Officials at the OMB (Office of Management and Budget) at the White House had not returned a request for comment on the matter as of this afternoon.

The potential assistance for the USPS comes in a Budget that is expected to see substantial cuts in domestic spending, with Obama stating in his State of the Nation address last week that he will freeze annual domestic spending for the next five years to reduce the federal deficit by more than $400 billion over the next decade.

USPS

The US Postal Service told Post&Parcel today it was “hopeful” that the President’s Budget would take note of the financial pressures it was facing, but that it was not aware of what is to be announced on February 14.

Commenting on the Commission chairman’s comments from this morning, USPS spokesman Gerald McKiernan said that rather than appropriating extra funding for the Postal Service, Congress should change the formula for calculating annual USPS payments into its pension funds.

The payment formula has been blamed – by the Office of the Inspector General and others – for the USPS paying as much as $75 billion too much into its Civil Service Retirement System (CSRS) pension fund.

McKiernan said today: “I don’t know whether or not the President will be asking for Congress to appropriate funds for the Postal Service, but we’re not really looking for money. The thing we need is some remediation from our current circumstances in terms of the formula for paying into the CSRS.”

Commission

The Postal Regulatory Commission, the independent regulator providing oversight for the USPS, is currently drawing up recommendations for Congress on changes needed at the Postal Service. A report is due by December, but the commissioners aim to send it to Capitol Hill this spring.

Today’s meeting confirmed that the overpayments issue was firmly at the top of the agenda for stakeholders feeding comments into the review.
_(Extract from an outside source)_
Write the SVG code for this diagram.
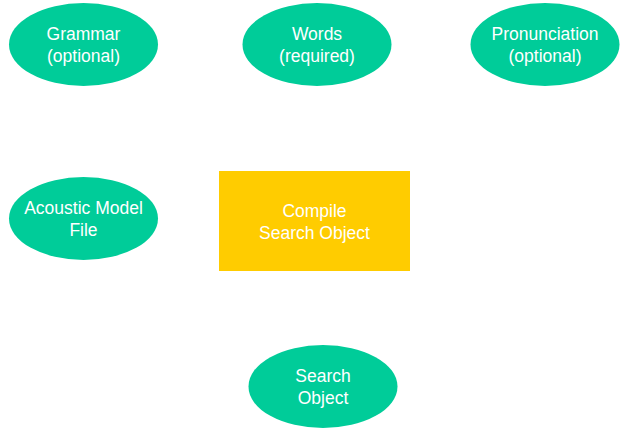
<svg xmlns="http://www.w3.org/2000/svg" width="624" height="433" viewBox="0 0 624 433">
<style>
.n{fill:#00cc99}
.r{fill:#ffcc00}
text{font-family:"Liberation Sans",Arial,sans-serif;font-size:17.5px;fill:#ffffff;text-anchor:middle}
</style>
<rect width="624" height="433" fill="#ffffff"/>
<g id="connectors"></g>
<g id="grammar"><ellipse class="n" cx="83.5" cy="44.5" rx="74.5" ry="41.5"/><text x="83.5" y="40">Grammar</text><text x="83.5" y="62">(optional)</text></g>
<g id="words"><ellipse class="n" cx="317" cy="44.5" rx="74.5" ry="41.5"/><text x="317" y="40">Words</text><text x="317" y="62">(required)</text></g>
<g id="pronunciation"><ellipse class="n" cx="545" cy="44.5" rx="74.5" ry="41.5"/><text x="545" y="40">Pronunciation</text><text x="545" y="62">(optional)</text></g>
<g id="acoustic"><ellipse class="n" cx="83.5" cy="218.5" rx="74.5" ry="41.5"/><text x="83.5" y="214">Acoustic Model</text><text x="83.5" y="236">File</text></g>
<g id="compile"><rect class="r" x="219" y="171" width="191" height="100"/><text x="314.5" y="217">Compile</text><text x="314.5" y="239">Search Object</text></g>
<g id="search"><ellipse class="n" cx="323" cy="386.5" rx="74.5" ry="41.5"/><text x="323" y="382">Search</text><text x="323" y="404">Object</text></g>
</svg>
Both mailer and union groups support changes to the USPS pension funding system as the most sensible way to protect both USPS service levels and postal worker jobs. As well as preventing the overpayments, there are calls for the USPS to be given access to the billions it has overpaid.

Unions said yesterday that the Commission’s report to Congress should contain nothing other than the recommendation to adjust the pensions overpayments.

The American Postal Workers Union said repealing the key provision in the 2006 Postal Accountability and Enhancement Act was “so critical to the welfare of the Postal Service” that it should be the exclusive focus of the Commission’s recommendations to the President and Congress.

The APWU, which represents around 220,000 USPS workers, wrote to the Commission yesterday as part of its review, stating that the requirements to pre-fund health benefits costs the USPS more than $5 billion a year, “and has driven the USPS to the brink of insolvency”.

Of “almost equal importance”, the union said, was the need to provide the USPS with access to the “substantial amounts” it had overpaid.

The APWU counsel Darryl Anderson wrote: “We respectfully submit that it is the strongly held consensus view among postal industry stakeholders, the only recommendation the Commission should make at this time is that the Postal Service be provided relief from its current retirement funding obligations.”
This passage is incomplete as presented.